Anthropic already resets usage every 5 hour window. And now, they are also introducing two new weekly rate limits that reset every seven days; one is an overall usage limit, whereas the other is specific to Anthropic’s most advanced AI model, Claude Opus 4. Anthropic says Max subscribers can purchase additional usage, beyond what the rate limit provides, at standard API rates.
Anthropic says the change hits under 5% of accounts. Cursor and Replit tightened their own $20 plans last month after runaway scripts chewed through compute and triggered surprise bills, hinting at an industry‑wide rethink of flat pricing for heavy coding workloads.
🧑🎓 GPT‑5 Release Imminent, Early Tests Show a Performance Leap on Coding
GPT‑5 is tipped to appear in August 2025, and early testers say it jumps ahead on practical coding work instead of just exam puzzles.
📝 Quick context
Early hands‑on reports describe a model that mixes the familiar GPT language skills with reasoning tricks pulled from OpenAI’s “o” series, letting it scale effort up or down depending on task difficulty.
🧩 How the hybrid setup works: OpenAI is folding the reasoning‑first “o3” path into GPT‑5 instead of shipping it as a separate model. The routing stack can skip heavy compute on simple prompts, then bring in multistep chain‑of‑thought when a problem needs deep analysis. That design mimics Anthropic’s Claude lineup, which lets users pick between quick and thorough modes, as outlined on the Anthropic blog.
🛠️ Real coding gains: Testers report bigger wins on tasks such as refactoring decade‑old repositories, untangling circular dependencies, and inserting new features without breaking flaky tests. GPT‑5 seem to be handling those chores more cleanly than GPT‑4, which often missed context spread across many files.
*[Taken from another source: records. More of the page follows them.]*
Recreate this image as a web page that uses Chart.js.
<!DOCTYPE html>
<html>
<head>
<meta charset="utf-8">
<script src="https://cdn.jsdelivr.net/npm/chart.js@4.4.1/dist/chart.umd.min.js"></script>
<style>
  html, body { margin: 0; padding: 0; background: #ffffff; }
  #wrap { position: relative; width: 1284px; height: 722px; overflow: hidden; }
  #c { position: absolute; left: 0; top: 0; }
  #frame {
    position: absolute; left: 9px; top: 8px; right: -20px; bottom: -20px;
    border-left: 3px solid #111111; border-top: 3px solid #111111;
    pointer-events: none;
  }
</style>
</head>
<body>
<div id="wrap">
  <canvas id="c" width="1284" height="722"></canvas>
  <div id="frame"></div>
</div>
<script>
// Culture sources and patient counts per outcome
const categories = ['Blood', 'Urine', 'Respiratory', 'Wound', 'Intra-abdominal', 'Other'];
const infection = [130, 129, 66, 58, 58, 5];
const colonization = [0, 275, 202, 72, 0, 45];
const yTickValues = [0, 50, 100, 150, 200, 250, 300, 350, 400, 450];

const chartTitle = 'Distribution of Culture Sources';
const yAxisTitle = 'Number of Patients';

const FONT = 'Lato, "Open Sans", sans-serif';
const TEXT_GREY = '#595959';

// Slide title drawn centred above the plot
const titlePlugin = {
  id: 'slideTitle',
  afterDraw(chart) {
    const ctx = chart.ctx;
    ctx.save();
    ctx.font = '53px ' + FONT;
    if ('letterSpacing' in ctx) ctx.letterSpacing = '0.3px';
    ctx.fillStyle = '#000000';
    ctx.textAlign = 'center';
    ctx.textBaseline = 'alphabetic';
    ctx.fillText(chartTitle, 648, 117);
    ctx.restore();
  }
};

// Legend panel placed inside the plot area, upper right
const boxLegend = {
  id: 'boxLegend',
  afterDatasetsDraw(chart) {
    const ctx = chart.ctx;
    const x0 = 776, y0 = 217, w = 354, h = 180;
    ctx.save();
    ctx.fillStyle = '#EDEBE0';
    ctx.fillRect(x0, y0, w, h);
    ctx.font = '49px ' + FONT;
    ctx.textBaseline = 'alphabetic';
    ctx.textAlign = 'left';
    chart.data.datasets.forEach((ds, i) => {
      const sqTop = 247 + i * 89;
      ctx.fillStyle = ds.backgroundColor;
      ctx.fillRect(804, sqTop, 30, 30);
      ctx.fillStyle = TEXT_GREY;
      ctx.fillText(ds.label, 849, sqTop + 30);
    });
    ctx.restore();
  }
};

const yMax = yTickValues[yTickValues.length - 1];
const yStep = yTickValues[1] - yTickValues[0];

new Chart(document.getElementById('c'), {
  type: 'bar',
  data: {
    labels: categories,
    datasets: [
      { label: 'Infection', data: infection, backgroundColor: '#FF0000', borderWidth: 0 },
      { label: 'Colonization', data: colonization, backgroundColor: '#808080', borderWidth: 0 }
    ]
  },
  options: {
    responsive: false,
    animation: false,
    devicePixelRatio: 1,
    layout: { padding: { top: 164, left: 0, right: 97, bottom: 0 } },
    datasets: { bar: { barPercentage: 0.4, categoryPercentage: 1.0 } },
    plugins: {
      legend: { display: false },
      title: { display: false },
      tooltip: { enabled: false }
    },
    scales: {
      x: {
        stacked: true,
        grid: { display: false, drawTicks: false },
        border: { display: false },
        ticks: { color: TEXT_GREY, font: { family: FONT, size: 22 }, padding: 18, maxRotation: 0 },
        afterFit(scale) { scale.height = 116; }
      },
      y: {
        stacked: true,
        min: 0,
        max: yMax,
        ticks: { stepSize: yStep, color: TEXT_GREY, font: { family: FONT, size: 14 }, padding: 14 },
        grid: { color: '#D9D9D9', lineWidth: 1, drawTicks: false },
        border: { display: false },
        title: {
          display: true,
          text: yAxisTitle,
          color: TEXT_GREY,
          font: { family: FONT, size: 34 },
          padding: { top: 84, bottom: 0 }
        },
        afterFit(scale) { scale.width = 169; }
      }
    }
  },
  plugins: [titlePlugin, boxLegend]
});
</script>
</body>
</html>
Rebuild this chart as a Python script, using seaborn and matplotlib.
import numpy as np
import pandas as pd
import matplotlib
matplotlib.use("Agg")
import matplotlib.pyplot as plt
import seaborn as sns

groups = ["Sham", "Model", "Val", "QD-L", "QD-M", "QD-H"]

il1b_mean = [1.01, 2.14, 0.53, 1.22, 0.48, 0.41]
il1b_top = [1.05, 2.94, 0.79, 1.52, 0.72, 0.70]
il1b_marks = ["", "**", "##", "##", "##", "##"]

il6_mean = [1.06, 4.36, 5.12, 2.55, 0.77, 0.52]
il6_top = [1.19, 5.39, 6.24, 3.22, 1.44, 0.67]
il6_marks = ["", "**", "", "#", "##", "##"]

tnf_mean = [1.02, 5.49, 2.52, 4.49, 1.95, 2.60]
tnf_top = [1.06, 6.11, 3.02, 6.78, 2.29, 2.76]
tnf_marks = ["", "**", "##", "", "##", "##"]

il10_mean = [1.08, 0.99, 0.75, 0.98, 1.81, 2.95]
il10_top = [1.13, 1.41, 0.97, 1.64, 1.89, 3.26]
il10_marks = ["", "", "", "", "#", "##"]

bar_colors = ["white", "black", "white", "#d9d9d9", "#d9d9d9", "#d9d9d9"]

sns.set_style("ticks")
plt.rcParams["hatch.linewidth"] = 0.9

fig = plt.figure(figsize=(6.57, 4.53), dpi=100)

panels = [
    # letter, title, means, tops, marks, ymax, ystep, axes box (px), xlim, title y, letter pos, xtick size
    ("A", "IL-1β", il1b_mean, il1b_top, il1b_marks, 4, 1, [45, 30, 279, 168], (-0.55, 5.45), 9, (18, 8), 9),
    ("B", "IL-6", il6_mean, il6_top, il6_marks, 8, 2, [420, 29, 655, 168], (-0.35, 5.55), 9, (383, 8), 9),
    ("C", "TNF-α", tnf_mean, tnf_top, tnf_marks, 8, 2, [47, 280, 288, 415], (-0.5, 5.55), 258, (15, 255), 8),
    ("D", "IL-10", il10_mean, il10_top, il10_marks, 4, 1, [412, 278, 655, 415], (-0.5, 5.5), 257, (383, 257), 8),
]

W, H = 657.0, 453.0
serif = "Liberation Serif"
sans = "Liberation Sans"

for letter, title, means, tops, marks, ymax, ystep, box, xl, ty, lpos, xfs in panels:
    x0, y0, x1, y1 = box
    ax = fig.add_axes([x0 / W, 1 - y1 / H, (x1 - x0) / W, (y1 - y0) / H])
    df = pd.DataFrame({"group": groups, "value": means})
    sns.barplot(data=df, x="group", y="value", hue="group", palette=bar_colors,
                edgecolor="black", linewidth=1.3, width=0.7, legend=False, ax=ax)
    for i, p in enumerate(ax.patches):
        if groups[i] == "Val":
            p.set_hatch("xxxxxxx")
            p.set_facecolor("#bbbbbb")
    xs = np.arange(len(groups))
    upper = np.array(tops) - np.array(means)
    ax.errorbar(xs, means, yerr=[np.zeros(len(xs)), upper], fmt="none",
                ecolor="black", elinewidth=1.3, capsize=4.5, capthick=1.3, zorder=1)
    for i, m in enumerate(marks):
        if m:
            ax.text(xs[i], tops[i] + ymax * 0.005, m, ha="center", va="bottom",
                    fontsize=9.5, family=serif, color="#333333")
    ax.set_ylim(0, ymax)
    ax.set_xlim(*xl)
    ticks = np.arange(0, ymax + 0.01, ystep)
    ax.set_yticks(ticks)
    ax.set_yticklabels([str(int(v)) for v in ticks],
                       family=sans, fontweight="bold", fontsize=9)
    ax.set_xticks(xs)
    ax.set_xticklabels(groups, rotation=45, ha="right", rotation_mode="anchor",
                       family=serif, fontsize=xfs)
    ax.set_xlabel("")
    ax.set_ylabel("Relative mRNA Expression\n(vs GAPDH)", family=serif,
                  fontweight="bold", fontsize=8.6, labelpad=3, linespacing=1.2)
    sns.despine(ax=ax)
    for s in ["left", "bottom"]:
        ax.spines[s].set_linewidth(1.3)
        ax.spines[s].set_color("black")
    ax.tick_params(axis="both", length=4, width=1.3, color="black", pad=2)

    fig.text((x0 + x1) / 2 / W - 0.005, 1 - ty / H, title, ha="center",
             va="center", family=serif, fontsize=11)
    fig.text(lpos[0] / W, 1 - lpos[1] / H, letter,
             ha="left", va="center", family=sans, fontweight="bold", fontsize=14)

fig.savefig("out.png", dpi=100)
On synthetic benchmarks, leaks claim 95% accuracy on MMLU and a leap on SWE‑Bench, but the more interesting bit is its steady handling of unknown third‑party libraries, something GPT‑4 struggled with. Medium round‑up collects those numbers.
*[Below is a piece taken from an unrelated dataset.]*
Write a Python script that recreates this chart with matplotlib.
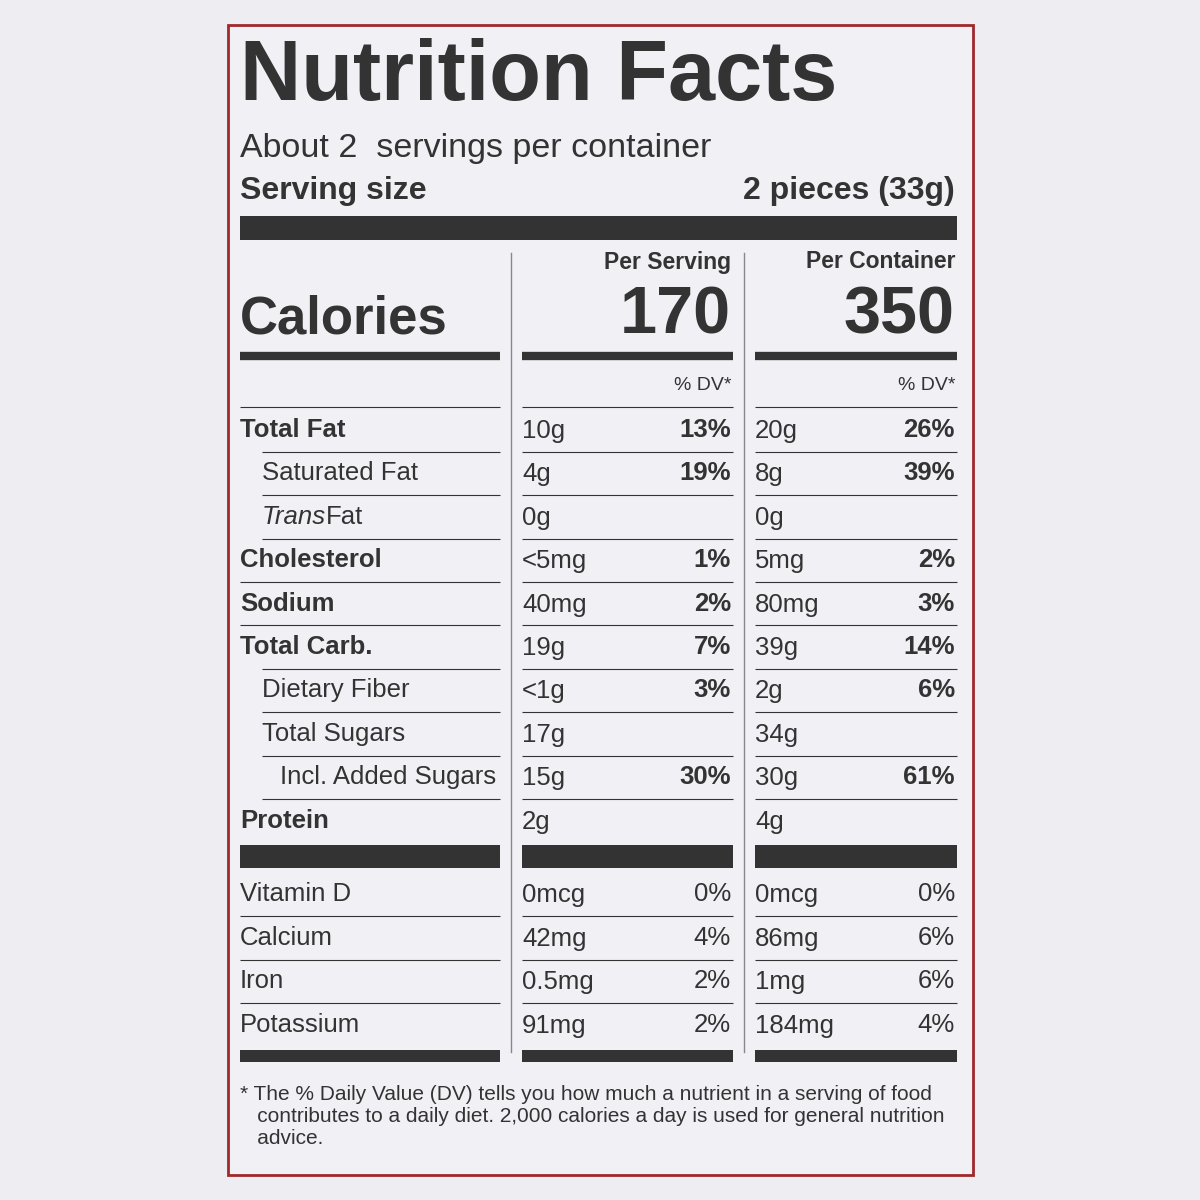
import matplotlib
matplotlib.use("Agg")
import matplotlib.pyplot as plt

title = "Nutrition Facts"
servings_text = "About 2  servings per container"
serving_size_label = "Serving size"
serving_size = "2 pieces (33g)"
col_heads = ["Per Serving", "Per Container"]
calories = ["170", "350"]
nutrients = ["Total Fat", "Saturated Fat", "Trans Fat", "Cholesterol", "Sodium",
             "Total Carb.", "Dietary Fiber", "Total Sugars", "Incl. Added Sugars", "Protein"]
indent = [0, 1, 1, 0, 0, 0, 1, 1, 2, 0]
bold = [1, 0, 0, 1, 1, 1, 0, 0, 0, 1]
serv_amt = ["10g", "4g", "0g", "<5mg", "40mg", "19g", "<1g", "17g", "15g", "2g"]
serv_dv = ["13%", "19%", "", "1%", "2%", "7%", "3%", "", "30%", ""]
cont_amt = ["20g", "8g", "0g", "5mg", "80mg", "39g", "2g", "34g", "30g", "4g"]
cont_dv = ["26%", "39%", "", "2%", "3%", "14%", "6%", "", "61%", ""]
vitamins = ["Vitamin D", "Calcium", "Iron", "Potassium"]
vit_serv_amt = ["0mcg", "42mg", "0.5mg", "91mg"]
vit_serv_dv = ["0%", "4%", "2%", "2%"]
vit_cont_amt = ["0mcg", "86mg", "1mg", "184mg"]
vit_cont_dv = ["0%", "6%", "6%", "4%"]
footnote = ("* The % Daily Value (DV) tells you how much a nutrient in a serving of food\n"
            "   contributes to a daily diet. 2,000 calories a day is used for general nutrition\n"
            "   advice.")

plt.rcParams['font.family'] = ['Liberation Sans', 'DejaVu Sans']
C = "#333333"
fig = plt.figure(figsize=(12, 12), dpi=100)
fig.patch.set_facecolor("#eeedf2")
ax = fig.add_axes([0, 0, 1, 1])
ax.set_xlim(0, 1200); ax.set_ylim(1200, 0); ax.axis("off")

ax.add_patch(plt.Rectangle((228, 25), 745, 1150, facecolor="#f1f0f5", edgecolor="#a0282d", lw=2))

def T(x, y, s, size, w="normal", ha="left", style="normal"):
    ax.text(x, y, s, fontsize=size, fontweight=w, ha=ha, va="center", color=C, fontstyle=style)

def H(y, x0, x1, lw):
    ax.plot([x0, x1], [y, y], color=C, lw=lw, solid_capstyle="butt")

T(240, 78, title, 61, "bold")
T(240, 149, servings_text, 24.5)
T(240, 191, serving_size_label, 23, "bold")
T(955, 191, serving_size, 23, "bold", ha="right")
ax.add_patch(plt.Rectangle((240, 216), 717, 24, color=C, lw=0))

cols = [(511, 522, 731), (744, 755, 955)]
for x in (511, 744):
    ax.plot([x, x], [253, 1052], color="#888888", lw=1)
T(240, 320, "Calories", 38, "bold")
for (vx, xl, xr), h, c in zip(cols, col_heads, calories):
    T(xr, 262, h, 16.5, "bold", ha="right")
    T(xr, 316, c, 48, "bold", ha="right")
    T(xr, 385, "% DV*", 14, ha="right")
    H(356, xl, xr + 2, 6)
    H(407, xl, xr + 2, 0.8)
H(356, 240, 500, 6); H(407, 240, 500, 0.8)

S = 18.5
y0, dy = 430, 43.4
for i, n in enumerate(nutrients):
    y = y0 + i * dy
    x = 240 + [0, 22, 40][indent[i]]
    if n == "Trans Fat":
        ax.text(x, y, "Trans", fontsize=S, fontstyle="italic", va="center", color=C)
        T(x + 64, y, "Fat", S)
    else:
        T(x, y, n, S, "bold" if bold[i] else "normal")
    for (vx, xl, xr), a, d in zip(cols, [serv_amt[i], cont_amt[i]], [serv_dv[i], cont_dv[i]]):
        T(xl, y + 1, a, S)
        T(xr, y, d, S, "bold", ha="right")
    if i < len(nutrients) - 1:
        ly = y + dy / 2
        lx = 262 if (indent[i + 1] >= 1 or indent[i]) else 240
        H(ly, lx, 500, 0.8)
        for (vx, xl, xr) in cols:
            H(ly, xl, xr + 2, 0.8)
for x0, x1 in [(240, 500), (522, 733), (755, 957)]:
    ax.add_patch(plt.Rectangle((x0, 845), x1 - x0, 23, color=C, lw=0))
    ax.add_patch(plt.Rectangle((x0, 1050), x1 - x0, 12, color=C, lw=0))

for i, v in enumerate(vitamins):
    y = 894 + i * 43.7
    T(240, y, v, S)
    for (vx, xl, xr), a, d in zip(cols, [vit_serv_amt[i], vit_cont_amt[i]], [vit_serv_dv[i], vit_cont_dv[i]]):
        T(xl, y + 1, a, S)
        T(xr, y, d, S, ha="right")
    if i < 3:
        ly = y + 22
        H(ly, 240, 500, 0.8)
        for (vx, xl, xr) in cols:
            H(ly, xl, xr + 2, 0.8)

ax.text(240, 1116, footnote, fontsize=15, va="center", ha="left", color=C, linespacing=1.2)
fig.savefig("out.png", dpi=100, facecolor=fig.get_facecolor())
⚔️ GPT‑5 vs Claude 4: A tester who ran side‑by‑side scripts said GPT‑5 edged out Claude Sonnet 4 on both speed and patch quality, though Anthropic still holds an advantage with the heavier Claude Opus 4. Tom’s Guide notes the early results are single‑user impressions, so large‑scale public trials will matter.
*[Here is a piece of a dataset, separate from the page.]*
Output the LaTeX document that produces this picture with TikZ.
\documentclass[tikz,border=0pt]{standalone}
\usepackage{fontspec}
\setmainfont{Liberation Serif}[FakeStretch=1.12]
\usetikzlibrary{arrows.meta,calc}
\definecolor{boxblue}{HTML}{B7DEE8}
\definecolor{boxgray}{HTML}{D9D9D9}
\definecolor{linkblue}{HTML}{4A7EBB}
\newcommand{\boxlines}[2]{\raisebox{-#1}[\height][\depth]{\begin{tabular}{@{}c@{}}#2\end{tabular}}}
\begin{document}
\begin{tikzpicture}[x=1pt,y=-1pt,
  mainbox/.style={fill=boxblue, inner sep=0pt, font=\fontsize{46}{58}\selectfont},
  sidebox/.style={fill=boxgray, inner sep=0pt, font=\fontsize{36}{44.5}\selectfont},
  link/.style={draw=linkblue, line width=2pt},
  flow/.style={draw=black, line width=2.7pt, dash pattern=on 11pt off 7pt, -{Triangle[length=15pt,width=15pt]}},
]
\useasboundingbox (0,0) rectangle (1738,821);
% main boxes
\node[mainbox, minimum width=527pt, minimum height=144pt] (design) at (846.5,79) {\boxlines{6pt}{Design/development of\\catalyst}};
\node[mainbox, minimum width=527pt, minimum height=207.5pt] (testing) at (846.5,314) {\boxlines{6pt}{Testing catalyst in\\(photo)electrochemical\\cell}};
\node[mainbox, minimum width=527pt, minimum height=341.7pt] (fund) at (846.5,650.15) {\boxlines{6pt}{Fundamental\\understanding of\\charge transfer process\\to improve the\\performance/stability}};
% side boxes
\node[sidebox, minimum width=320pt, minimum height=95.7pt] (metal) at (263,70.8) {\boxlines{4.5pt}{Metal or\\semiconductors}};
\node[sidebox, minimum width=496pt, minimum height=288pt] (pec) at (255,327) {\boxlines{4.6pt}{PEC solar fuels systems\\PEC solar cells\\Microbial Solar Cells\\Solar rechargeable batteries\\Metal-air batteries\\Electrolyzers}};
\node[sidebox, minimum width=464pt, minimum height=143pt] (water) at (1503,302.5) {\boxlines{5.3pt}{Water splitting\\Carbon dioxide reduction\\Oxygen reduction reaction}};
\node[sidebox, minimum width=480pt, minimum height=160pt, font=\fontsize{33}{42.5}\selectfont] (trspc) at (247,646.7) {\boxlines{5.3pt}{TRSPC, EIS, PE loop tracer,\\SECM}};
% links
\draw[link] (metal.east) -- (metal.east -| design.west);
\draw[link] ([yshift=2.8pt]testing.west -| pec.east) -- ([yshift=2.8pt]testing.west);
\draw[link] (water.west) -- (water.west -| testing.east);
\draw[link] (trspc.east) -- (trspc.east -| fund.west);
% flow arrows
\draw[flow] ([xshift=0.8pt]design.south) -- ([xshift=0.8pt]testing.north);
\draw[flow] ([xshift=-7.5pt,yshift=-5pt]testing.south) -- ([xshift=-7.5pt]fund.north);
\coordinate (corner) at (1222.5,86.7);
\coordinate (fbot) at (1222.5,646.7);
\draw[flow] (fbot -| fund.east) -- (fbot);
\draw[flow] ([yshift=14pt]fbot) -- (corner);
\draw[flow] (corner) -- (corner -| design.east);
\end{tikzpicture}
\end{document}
💸 Why the coding market matters: Cursor, one of the most popular coding assistants, is on track for $500M annual recurring revenue while paying Anthropic a sizable share. If GPT‑5 wins those contracts back, the shift could reroute hundreds of millions toward OpenAI, and that is precisely what investors hope to see after Altman’s recent $40B fundraising push detailed by Wired.
🔌 Hardware ripple effect: OpenAI’s coming model rollout ties directly into massive infrastructure bets such as the 4.5 GW Stargate expansion with Oracle, covered by Reuters. More capable models mean higher GPU demand, so Nvidia’s supply chain stands to benefit, a point echoed in Reuters’ coverage of chip allocations for GPT‑5 training.
🚧 Caveats
Some insiders think GPT‑5 could be a router that decides on the fly whether to use a classic LLM or a reasoning agent rather than a single new monolith. Tom’s Guide flagged that possibility. If so, the flashy gains might stem from smarter orchestration instead of a fresh pretraining recipe. That would mean future jumps hinge on RL upgrades rather than raw scale.
📅 Takeaway for engineers
Expect better autocompletion, deeper refactor suggestions, and smarter multi‑file reasoning once GPT‑5 lands in tools like ChatGPT and API‑powered editors. Early numbers look promising, but real adoption will depend on whether the hybrid routing stays consistent under messy enterprise workloads.
That’s a wrap for today, see you all tomorrow.